Mullen told PW she received an “astonishing, condescending, bullying” email from Fenza--which was also sent to both her department chair and associate chair at LSU--stating that she was casting “aspersions” on AWP.
“I was shocked,” Mullen said. She subsequently blogged about the correspondence, and a petition has been launched, demanding that AWP “change its practices to improve diversity, accessibility, and transparency.”
Mullen isn't the only AWP attendee to lash out at the group, either. Memoirist and poet Stephen Kuusisto wrote about the difficulty of attending AWP conferences as a blind person with a guide dog. He wrote: "After a decade of attending their conferences, I’ve found the cumulative experience so demoralizing I’ve decided both to speak out about the matter and to skip the affair.”
Fenza told PW that AWP was not aware of Gale’s column before it was posted, and that it “did not and does not endorse it.”
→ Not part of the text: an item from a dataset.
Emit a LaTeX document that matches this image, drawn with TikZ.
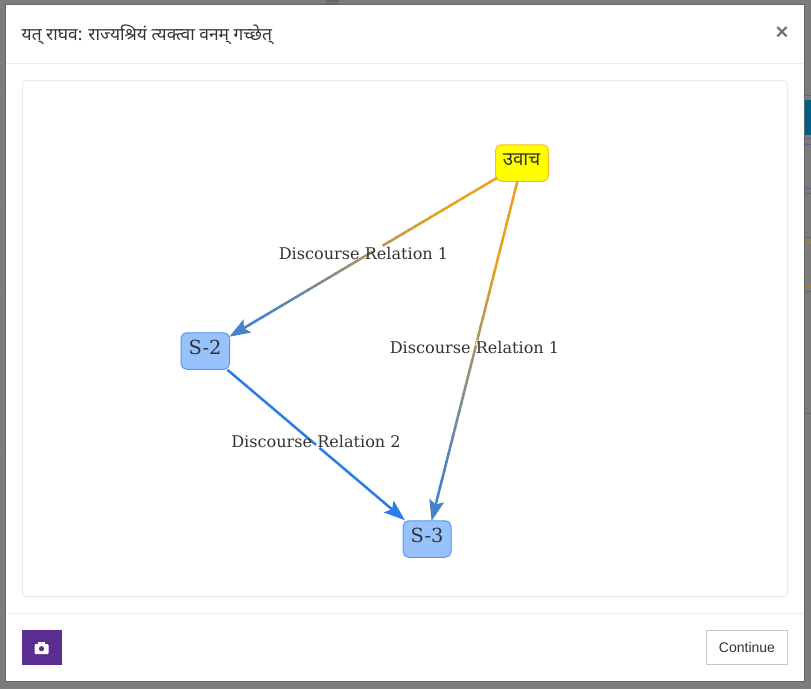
\documentclass[tikz,border=0pt]{standalone}
\usepackage{fontspec}
\setmainfont{DejaVu Serif}
\newfontfamily\devafont[Script=Devanagari]{Noto Sans}
\newfontfamily\uifont{Liberation Sans}
\usetikzlibrary{calc,arrows.meta}
\definecolor{backdrop}{HTML}{7C7C7C}
\definecolor{rulegray}{HTML}{E9ECEF}
\definecolor{inkgray}{HTML}{333333}
\definecolor{edgeorange}{HTML}{E8A21F}
\definecolor{edgeblue}{HTML}{2B7CE9}
\definecolor{nodeblue}{HTML}{97C2FC}
\definecolor{nodeyellow}{HTML}{FFFF00}
\definecolor{nodeamber}{HTML}{FFB81F}
\definecolor{purplebtn}{HTML}{5B2C91}
\definecolor{tealbar}{HTML}{005F85}
\definecolor{bgpurple}{HTML}{6B5F92}
\definecolor{bgamber}{HTML}{A8842C}
\definecolor{bggreen}{HTML}{3F7D64}
\tikzset{
  x=1pt,y=-1pt,
  graphnode/.style={draw=edgeblue!60!nodeblue,line width=1pt,fill=nodeblue,rounded corners=5.5pt,inner sep=0pt,text=inkgray},
  keynode/.style={graphnode,draw=nodeamber,fill=nodeyellow},
  edgeline/.style={line width=2.5pt},
  edgelabel/.style={font=\fontsize{16.1}{18}\selectfont,text=inkgray,inner sep=0pt},
  arrowtip/.style={-{Stealth[length=21pt,width=15pt,inset=4pt]}},
  rulefine/.style={draw=rulegray,line width=1pt},
  halo/.style={draw=white,line width=3.2pt},
}
\begin{document}
\begin{tikzpicture}
\useasboundingbox (0,0) rectangle (811,689);
\fill[backdrop] (0,0) rectangle (811,689);
% page showing through on the right
\fill[tealbar] (804,100) rectangle (811,135);
\foreach \yy in {95,138,144,188,193,237} \draw[bgpurple,line width=.8pt] (804,\yy) -- (811,\yy);
\foreach \yy in {242,286} \draw[bgamber,line width=.8pt] (804,\yy) -- (811,\yy);
\foreach \yy in {291,413} \draw[bggreen,line width=.8pt] (804,\yy) -- (811,\yy);
\draw[gray!60!black!70,line width=.6pt] (0,92) -- (6,92) (0,205) -- (6,205) (0,294) -- (6,294) (0,450) -- (6,450) (92,681) -- (92,689);
\draw[black!60,line width=1.2pt] (326,1) -- (339,1) (326,4) -- (339,4);
% dialog
\fill[white,draw=black!60,line width=1pt] (5.5,4.5) rectangle (804.5,681.5);
\draw[rulefine] (6,63.5) -- (804,63.5);
\draw[rulefine] (6,613.5) -- (804,613.5);
\draw[rulefine,rounded corners=4pt] (22.5,80.5) rectangle (787.5,596.5);
\node[anchor=west,inner sep=0pt,text=inkgray,font=\devafont\fontsize{17.4}{20}\selectfont] (title) at (21.5,35) {यत् राघव: राज्यश्रियं त्यक्त्वा वनम् गच्छेत्};
\node[text=black!55,font=\uifont\bfseries\fontsize{22}{22}\selectfont,inner sep=0pt] (closex) at (782,33) {×};
% graph
\node[keynode,minimum width=53pt,minimum height=36.5pt] (u) at (522,163) {};
\node[font=\devafont\fontsize{18.7}{22}\selectfont,text=inkgray,inner sep=0pt] (ut) at (521.5,160) {उवाच};
\node[graphnode,minimum width=48.5pt,minimum height=36.5pt] (s2) at (205.25,351) {};
\node[font=\fontsize{19.4}{22}\selectfont,text=inkgray,inner sep=0pt] (s2t) at (205,347) {S-2};
\node[graphnode,minimum width=48pt,minimum height=36.5pt] (s3) at (427,539) {};
\node[font=\fontsize{19.4}{22}\selectfont,text=inkgray,inner sep=0pt] (s3t) at (427,535) {S-3};
% border points of the gradient edges
\coordinate (a1) at ($(u.center)!0.0788!(s2.center)$);
\coordinate (b1) at ($(u.center)!0.9243!(s2.center)$);
\coordinate (a2) at ($(u.center)!0.048!(s3.center)$);
\coordinate (b2) at ($(u.center)!0.952!(s3.center)$);
\foreach \i in {0,...,36}{
  \pgfmathsetmacro{\ta}{\i/40}
  \pgfmathsetmacro{\tb}{(\i+1.15)/40}
  \pgfmathsetmacro{\tc}{min(100,max(0,(\i/39-0.22)/0.78*100))}
  \draw[edgeline,color=edgeblue!\tc!edgeorange] ($(a1)!\ta!(b1)$) -- ($(a1)!\tb!(b1)$);
  \draw[edgeline,color=edgeblue!\tc!edgeorange] ($(a2)!\ta!(b2)$) -- ($(a2)!\tb!(b2)$);
}
\draw[edgeline,edgeblue!85!edgeorange,arrowtip] ($(a1)!0.925!(b1)$) -- (b1);
\draw[edgeline,edgeblue!85!edgeorange,arrowtip] ($(a2)!0.925!(b2)$) -- (b2);
\draw[edgeline,edgeblue,arrowtip] (s2) -- (s3);
% white outline of the labels where they cross the edges
\draw[halo] ($(u.center)!0.44!(s2.center)$) -- ($(u.center)!0.47!(s2.center)$);
\draw[halo,line width=1.2pt] ($(u.center)!0.47!(s3.center)$) -- ($(u.center)!0.485!(s3.center)$);
\draw[halo] ($(s2.center)!0.5!(s3.center)$) -- ($(s2.center)!0.515!(s3.center)$);
% edge labels
\node[edgelabel] (l1) at (363.5,253.5) {Discourse Relation 1};
\node[edgelabel] (l2) at (474.5,347.5) {Discourse Relation 1};
\node[edgelabel] (l3) at (316,441.5) {Discourse Relation 2};
% footer
\fill[purplebtn] (22,630) rectangle (62,665);
\fill[white,rounded corners=1pt] (34.5,644) rectangle (48.5,654);
\fill[white] (38,642) rectangle (45,645);
\fill[purplebtn] (41.5,648.7) circle (2.6);
\node[draw=black!22,line width=1pt,minimum width=81pt,minimum height=34pt,inner sep=0pt,font=\uifont\fontsize{14}{17}\selectfont,text=inkgray] (cont) at (747,647.5) {Continue};
\end{tikzpicture}
\end{document}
Fenza also confirmed that he had written to Mullen in response to a tweet she had posted. He told PW, though, that his letter was "sincere" and "was not censorship.” He said he hoped the letter would "channel discussions to a better platform," since a number of "falsehoods" had been leveled against AWP on social media regarding its 2016 panel selection. Fenza also added that he had suggested to Mullen that she could “use her status as a program director to participate more directly in AWP’s governance.”
Declaring that AWP has always provided accommodations to those in need of it, Fenza noted that AWP has expanded its conference to 550 events and 2,000 presenters to make the conference more inclusive, and has expanded the book fair to more than 800 exhibitors to make it more representative of literary publishers and small presses.
AWP also has “established partnerships with allied organizations, including those that serve minority communities, in order to make the conference more diverse,” Fenza noted, adding that the last five years of AWP’s annual conference have featured “some of the most diverse literary programming in America.”
Update: Shortly after this article was published, Kate Gale’s Huffington Post piece, “AWP Is Us,” was taken down and replaced with an "update." In the update, Gale wrote that she is sorry for the “hurt” her column caused, and that Red Hen Press is committed to “inclusiveness and diversity.”